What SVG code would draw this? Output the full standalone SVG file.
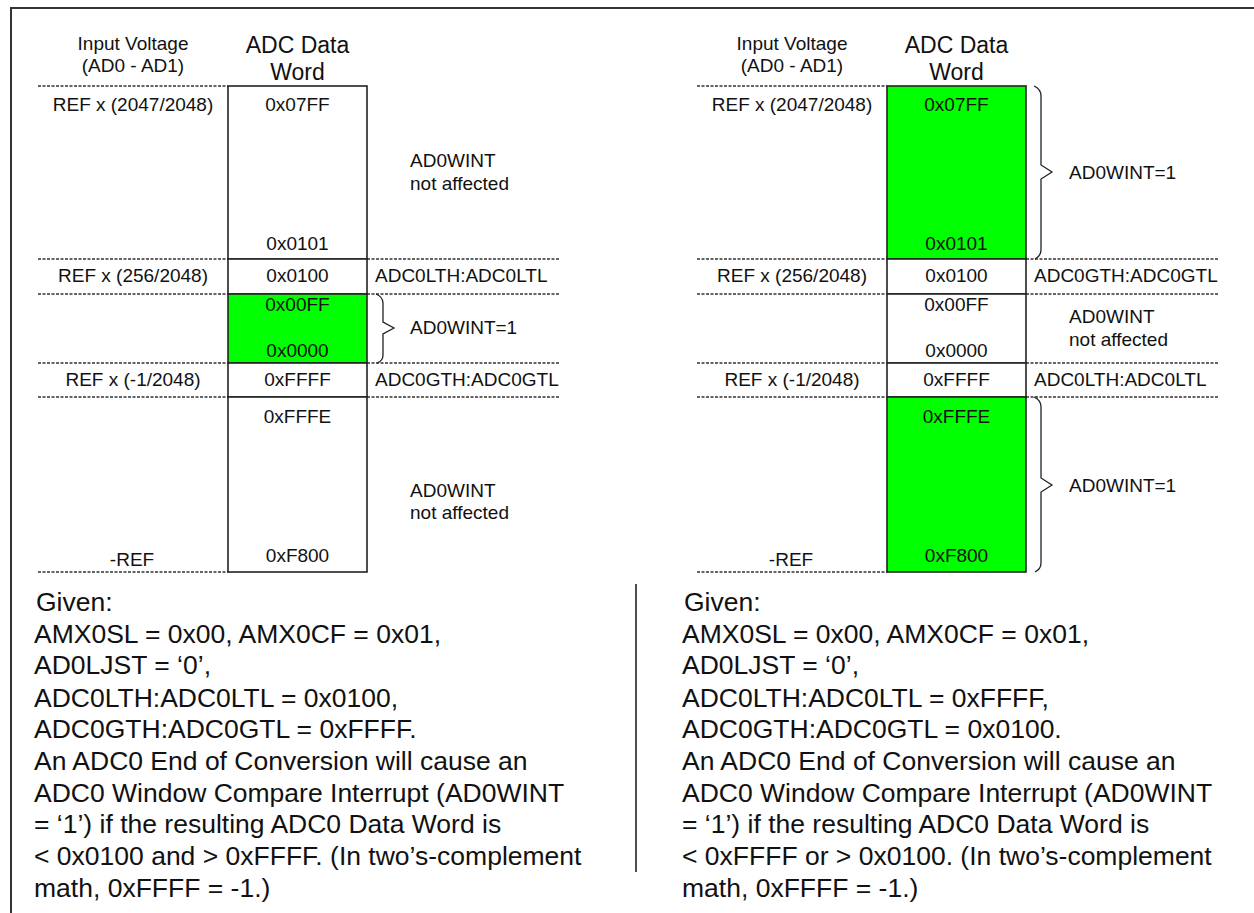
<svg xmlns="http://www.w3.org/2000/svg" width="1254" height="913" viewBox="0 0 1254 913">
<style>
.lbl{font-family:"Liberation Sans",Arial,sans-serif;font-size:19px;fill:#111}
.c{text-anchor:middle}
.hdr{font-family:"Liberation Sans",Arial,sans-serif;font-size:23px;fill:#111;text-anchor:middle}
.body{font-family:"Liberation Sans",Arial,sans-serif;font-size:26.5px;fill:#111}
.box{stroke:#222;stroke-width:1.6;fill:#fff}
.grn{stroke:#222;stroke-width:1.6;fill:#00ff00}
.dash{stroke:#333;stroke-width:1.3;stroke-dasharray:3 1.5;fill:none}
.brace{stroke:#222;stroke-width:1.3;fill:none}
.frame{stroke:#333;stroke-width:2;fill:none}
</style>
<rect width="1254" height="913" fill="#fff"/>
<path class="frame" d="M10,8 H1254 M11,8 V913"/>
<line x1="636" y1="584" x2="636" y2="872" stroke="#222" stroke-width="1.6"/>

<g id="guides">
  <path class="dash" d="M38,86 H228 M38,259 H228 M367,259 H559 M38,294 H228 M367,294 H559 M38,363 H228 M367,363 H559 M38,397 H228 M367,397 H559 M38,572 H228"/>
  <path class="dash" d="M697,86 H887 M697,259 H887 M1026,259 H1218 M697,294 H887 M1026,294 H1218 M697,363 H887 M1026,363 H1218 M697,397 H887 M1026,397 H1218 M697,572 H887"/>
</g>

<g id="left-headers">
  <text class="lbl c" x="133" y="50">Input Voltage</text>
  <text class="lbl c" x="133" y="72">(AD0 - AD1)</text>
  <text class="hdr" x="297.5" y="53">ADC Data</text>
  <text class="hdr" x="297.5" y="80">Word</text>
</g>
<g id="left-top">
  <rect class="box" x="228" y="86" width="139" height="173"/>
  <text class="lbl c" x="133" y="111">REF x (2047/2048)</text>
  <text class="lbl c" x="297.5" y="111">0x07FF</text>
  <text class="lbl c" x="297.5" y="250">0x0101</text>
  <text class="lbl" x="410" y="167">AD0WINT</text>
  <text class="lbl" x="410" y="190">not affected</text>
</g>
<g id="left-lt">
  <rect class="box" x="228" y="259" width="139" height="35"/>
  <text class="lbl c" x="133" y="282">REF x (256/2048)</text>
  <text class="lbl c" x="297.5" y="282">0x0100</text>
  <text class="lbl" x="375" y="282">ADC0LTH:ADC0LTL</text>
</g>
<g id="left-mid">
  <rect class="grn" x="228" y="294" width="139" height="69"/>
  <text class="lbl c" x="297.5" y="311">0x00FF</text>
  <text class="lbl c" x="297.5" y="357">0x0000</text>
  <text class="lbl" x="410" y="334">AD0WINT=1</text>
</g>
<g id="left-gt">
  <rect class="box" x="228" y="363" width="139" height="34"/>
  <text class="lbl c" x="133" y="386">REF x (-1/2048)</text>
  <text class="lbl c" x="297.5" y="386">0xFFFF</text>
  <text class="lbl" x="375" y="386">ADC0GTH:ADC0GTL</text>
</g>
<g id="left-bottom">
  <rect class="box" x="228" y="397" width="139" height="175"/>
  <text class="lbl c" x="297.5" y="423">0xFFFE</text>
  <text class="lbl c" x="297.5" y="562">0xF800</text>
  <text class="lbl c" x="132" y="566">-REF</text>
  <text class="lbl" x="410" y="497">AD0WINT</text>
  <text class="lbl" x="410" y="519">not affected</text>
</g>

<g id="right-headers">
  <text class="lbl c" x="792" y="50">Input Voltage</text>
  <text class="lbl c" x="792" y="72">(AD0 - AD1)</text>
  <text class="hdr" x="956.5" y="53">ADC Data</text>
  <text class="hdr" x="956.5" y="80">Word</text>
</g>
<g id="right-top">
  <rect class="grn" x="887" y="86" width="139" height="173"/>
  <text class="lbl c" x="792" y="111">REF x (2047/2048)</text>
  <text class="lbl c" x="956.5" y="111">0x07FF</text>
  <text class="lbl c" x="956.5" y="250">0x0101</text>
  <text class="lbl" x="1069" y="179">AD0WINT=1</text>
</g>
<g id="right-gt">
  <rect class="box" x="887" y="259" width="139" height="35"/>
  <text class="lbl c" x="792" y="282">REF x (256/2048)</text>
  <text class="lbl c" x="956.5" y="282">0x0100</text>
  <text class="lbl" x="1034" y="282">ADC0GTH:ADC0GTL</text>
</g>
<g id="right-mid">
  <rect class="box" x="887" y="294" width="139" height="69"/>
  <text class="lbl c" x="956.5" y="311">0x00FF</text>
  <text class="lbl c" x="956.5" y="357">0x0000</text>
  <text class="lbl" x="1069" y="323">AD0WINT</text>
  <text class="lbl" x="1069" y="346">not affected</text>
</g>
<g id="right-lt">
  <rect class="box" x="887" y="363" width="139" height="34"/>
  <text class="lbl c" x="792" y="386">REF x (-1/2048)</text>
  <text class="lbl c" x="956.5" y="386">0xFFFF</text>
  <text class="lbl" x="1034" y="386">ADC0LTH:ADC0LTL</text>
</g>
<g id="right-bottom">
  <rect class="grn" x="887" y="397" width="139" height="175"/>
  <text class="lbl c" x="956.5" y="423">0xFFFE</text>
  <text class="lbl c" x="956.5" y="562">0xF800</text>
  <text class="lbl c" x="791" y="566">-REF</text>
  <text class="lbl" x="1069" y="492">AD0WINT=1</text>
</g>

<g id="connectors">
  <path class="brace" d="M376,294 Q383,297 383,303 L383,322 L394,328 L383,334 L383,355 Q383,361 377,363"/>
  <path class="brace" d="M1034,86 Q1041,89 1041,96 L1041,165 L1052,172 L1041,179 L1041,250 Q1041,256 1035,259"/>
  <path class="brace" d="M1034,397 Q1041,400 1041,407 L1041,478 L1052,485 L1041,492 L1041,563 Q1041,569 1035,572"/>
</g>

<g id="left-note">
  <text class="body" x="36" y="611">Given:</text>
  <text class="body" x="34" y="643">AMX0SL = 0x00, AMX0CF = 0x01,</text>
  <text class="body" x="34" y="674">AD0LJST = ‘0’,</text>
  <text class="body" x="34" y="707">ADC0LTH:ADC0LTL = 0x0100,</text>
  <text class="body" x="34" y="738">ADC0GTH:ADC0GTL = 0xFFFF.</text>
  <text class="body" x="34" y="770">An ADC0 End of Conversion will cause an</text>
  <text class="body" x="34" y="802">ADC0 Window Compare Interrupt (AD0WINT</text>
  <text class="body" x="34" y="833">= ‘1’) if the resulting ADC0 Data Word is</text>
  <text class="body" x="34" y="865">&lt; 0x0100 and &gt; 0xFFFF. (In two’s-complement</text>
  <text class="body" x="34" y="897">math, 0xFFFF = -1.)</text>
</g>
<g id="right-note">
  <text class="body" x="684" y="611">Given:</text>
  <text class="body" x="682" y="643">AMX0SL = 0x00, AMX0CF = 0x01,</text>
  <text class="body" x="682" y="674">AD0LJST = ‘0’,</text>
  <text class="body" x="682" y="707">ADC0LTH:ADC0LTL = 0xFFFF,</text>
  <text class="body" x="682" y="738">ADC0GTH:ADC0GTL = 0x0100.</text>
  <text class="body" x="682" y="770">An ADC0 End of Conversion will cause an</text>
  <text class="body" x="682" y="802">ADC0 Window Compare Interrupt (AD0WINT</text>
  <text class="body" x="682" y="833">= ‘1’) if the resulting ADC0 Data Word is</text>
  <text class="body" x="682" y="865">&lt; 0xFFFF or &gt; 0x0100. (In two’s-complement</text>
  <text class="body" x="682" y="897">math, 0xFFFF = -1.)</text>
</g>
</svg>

• **Exercise**
Transcribe all the data word for word; the images stay out.

• **The output**
What SVG code would draw this? Output the full standalone SVG file.
<svg xmlns="http://www.w3.org/2000/svg" width="1254" height="913" viewBox="0 0 1254 913">
<style>
.lbl{font-family:"Liberation Sans",Arial,sans-serif;font-size:19px;fill:#111}
.c{text-anchor:middle}
.hdr{font-family:"Liberation Sans",Arial,sans-serif;font-size:23px;fill:#111;text-anchor:middle}
.body{font-family:"Liberation Sans",Arial,sans-serif;font-size:26.5px;fill:#111}
.box{stroke:#222;stroke-width:1.6;fill:#fff}
.grn{stroke:#222;stroke-width:1.6;fill:#00ff00}
.dash{stroke:#333;stroke-width:1.3;stroke-dasharray:3 1.5;fill:none}
.brace{stroke:#222;stroke-width:1.3;fill:none}
.frame{stroke:#333;stroke-width:2;fill:none}
</style>
<rect width="1254" height="913" fill="#fff"/>
<path class="frame" d="M10,8 H1254 M11,8 V913"/>
<line x1="636" y1="584" x2="636" y2="872" stroke="#222" stroke-width="1.6"/>

<g id="guides">
  <path class="dash" d="M38,86 H228 M38,259 H228 M367,259 H559 M38,294 H228 M367,294 H559 M38,363 H228 M367,363 H559 M38,397 H228 M367,397 H559 M38,572 H228"/>
  <path class="dash" d="M697,86 H887 M697,259 H887 M1026,259 H1218 M697,294 H887 M1026,294 H1218 M697,363 H887 M1026,363 H1218 M697,397 H887 M1026,397 H1218 M697,572 H887"/>
</g>

<g id="left-headers">
  <text class="lbl c" x="133" y="50">Input Voltage</text>
  <text class="lbl c" x="133" y="72">(AD0 - AD1)</text>
  <text class="hdr" x="297.5" y="53">ADC Data</text>
  <text class="hdr" x="297.5" y="80">Word</text>
</g>
<g id="left-top">
  <rect class="box" x="228" y="86" width="139" height="173"/>
  <text class="lbl c" x="133" y="111">REF x (2047/2048)</text>
  <text class="lbl c" x="297.5" y="111">0x07FF</text>
  <text class="lbl c" x="297.5" y="250">0x0101</text>
  <text class="lbl" x="410" y="167">AD0WINT</text>
  <text class="lbl" x="410" y="190">not affected</text>
</g>
<g id="left-lt">
  <rect class="box" x="228" y="259" width="139" height="35"/>
  <text class="lbl c" x="133" y="282">REF x (256/2048)</text>
  <text class="lbl c" x="297.5" y="282">0x0100</text>
  <text class="lbl" x="375" y="282">ADC0LTH:ADC0LTL</text>
</g>
<g id="left-mid">
  <rect class="grn" x="228" y="294" width="139" height="69"/>
  <text class="lbl c" x="297.5" y="311">0x00FF</text>
  <text class="lbl c" x="297.5" y="357">0x0000</text>
  <text class="lbl" x="410" y="334">AD0WINT=1</text>
</g>
<g id="left-gt">
  <rect class="box" x="228" y="363" width="139" height="34"/>
  <text class="lbl c" x="133" y="386">REF x (-1/2048)</text>
  <text class="lbl c" x="297.5" y="386">0xFFFF</text>
  <text class="lbl" x="375" y="386">ADC0GTH:ADC0GTL</text>
</g>
<g id="left-bottom">
  <rect class="box" x="228" y="397" width="139" height="175"/>
  <text class="lbl c" x="297.5" y="423">0xFFFE</text>
  <text class="lbl c" x="297.5" y="562">0xF800</text>
  <text class="lbl c" x="132" y="566">-REF</text>
  <text class="lbl" x="410" y="497">AD0WINT</text>
  <text class="lbl" x="410" y="519">not affected</text>
</g>

<g id="right-headers">
  <text class="lbl c" x="792" y="50">Input Voltage</text>
  <text class="lbl c" x="792" y="72">(AD0 - AD1)</text>
  <text class="hdr" x="956.5" y="53">ADC Data</text>
  <text class="hdr" x="956.5" y="80">Word</text>
</g>
<g id="right-top">
  <rect class="grn" x="887" y="86" width="139" height="173"/>
  <text class="lbl c" x="792" y="111">REF x (2047/2048)</text>
  <text class="lbl c" x="956.5" y="111">0x07FF</text>
  <text class="lbl c" x="956.5" y="250">0x0101</text>
  <text class="lbl" x="1069" y="179">AD0WINT=1</text>
</g>
<g id="right-gt">
  <rect class="box" x="887" y="259" width="139" height="35"/>
  <text class="lbl c" x="792" y="282">REF x (256/2048)</text>
  <text class="lbl c" x="956.5" y="282">0x0100</text>
  <text class="lbl" x="1034" y="282">ADC0GTH:ADC0GTL</text>
</g>
<g id="right-mid">
  <rect class="box" x="887" y="294" width="139" height="69"/>
  <text class="lbl c" x="956.5" y="311">0x00FF</text>
  <text class="lbl c" x="956.5" y="357">0x0000</text>
  <text class="lbl" x="1069" y="323">AD0WINT</text>
  <text class="lbl" x="1069" y="346">not affected</text>
</g>
<g id="right-lt">
  <rect class="box" x="887" y="363" width="139" height="34"/>
  <text class="lbl c" x="792" y="386">REF x (-1/2048)</text>
  <text class="lbl c" x="956.5" y="386">0xFFFF</text>
  <text class="lbl" x="1034" y="386">ADC0LTH:ADC0LTL</text>
</g>
<g id="right-bottom">
  <rect class="grn" x="887" y="397" width="139" height="175"/>
  <text class="lbl c" x="956.5" y="423">0xFFFE</text>
  <text class="lbl c" x="956.5" y="562">0xF800</text>
  <text class="lbl c" x="791" y="566">-REF</text>
  <text class="lbl" x="1069" y="492">AD0WINT=1</text>
</g>

<g id="connectors">
  <path class="brace" d="M376,294 Q383,297 383,303 L383,322 L394,328 L383,334 L383,355 Q383,361 377,363"/>
  <path class="brace" d="M1034,86 Q1041,89 1041,96 L1041,165 L1052,172 L1041,179 L1041,250 Q1041,256 1035,259"/>
  <path class="brace" d="M1034,397 Q1041,400 1041,407 L1041,478 L1052,485 L1041,492 L1041,563 Q1041,569 1035,572"/>
</g>

<g id="left-note">
  <text class="body" x="36" y="611">Given:</text>
  <text class="body" x="34" y="643">AMX0SL = 0x00, AMX0CF = 0x01,</text>
  <text class="body" x="34" y="674">AD0LJST = ‘0’,</text>
  <text class="body" x="34" y="707">ADC0LTH:ADC0LTL = 0x0100,</text>
  <text class="body" x="34" y="738">ADC0GTH:ADC0GTL = 0xFFFF.</text>
  <text class="body" x="34" y="770">An ADC0 End of Conversion will cause an</text>
  <text class="body" x="34" y="802">ADC0 Window Compare Interrupt (AD0WINT</text>
  <text class="body" x="34" y="833">= ‘1’) if the resulting ADC0 Data Word is</text>
  <text class="body" x="34" y="865">&lt; 0x0100 and &gt; 0xFFFF. (In two’s-complement</text>
  <text class="body" x="34" y="897">math, 0xFFFF = -1.)</text>
</g>
<g id="right-note">
  <text class="body" x="684" y="611">Given:</text>
  <text class="body" x="682" y="643">AMX0SL = 0x00, AMX0CF = 0x01,</text>
  <text class="body" x="682" y="674">AD0LJST = ‘0’,</text>
  <text class="body" x="682" y="707">ADC0LTH:ADC0LTL = 0xFFFF,</text>
  <text class="body" x="682" y="738">ADC0GTH:ADC0GTL = 0x0100.</text>
  <text class="body" x="682" y="770">An ADC0 End of Conversion will cause an</text>
  <text class="body" x="682" y="802">ADC0 Window Compare Interrupt (AD0WINT</text>
  <text class="body" x="682" y="833">= ‘1’) if the resulting ADC0 Data Word is</text>
  <text class="body" x="682" y="865">&lt; 0xFFFF or &gt; 0x0100. (In two’s-complement</text>
  <text class="body" x="682" y="897">math, 0xFFFF = -1.)</text>
</g>
</svg>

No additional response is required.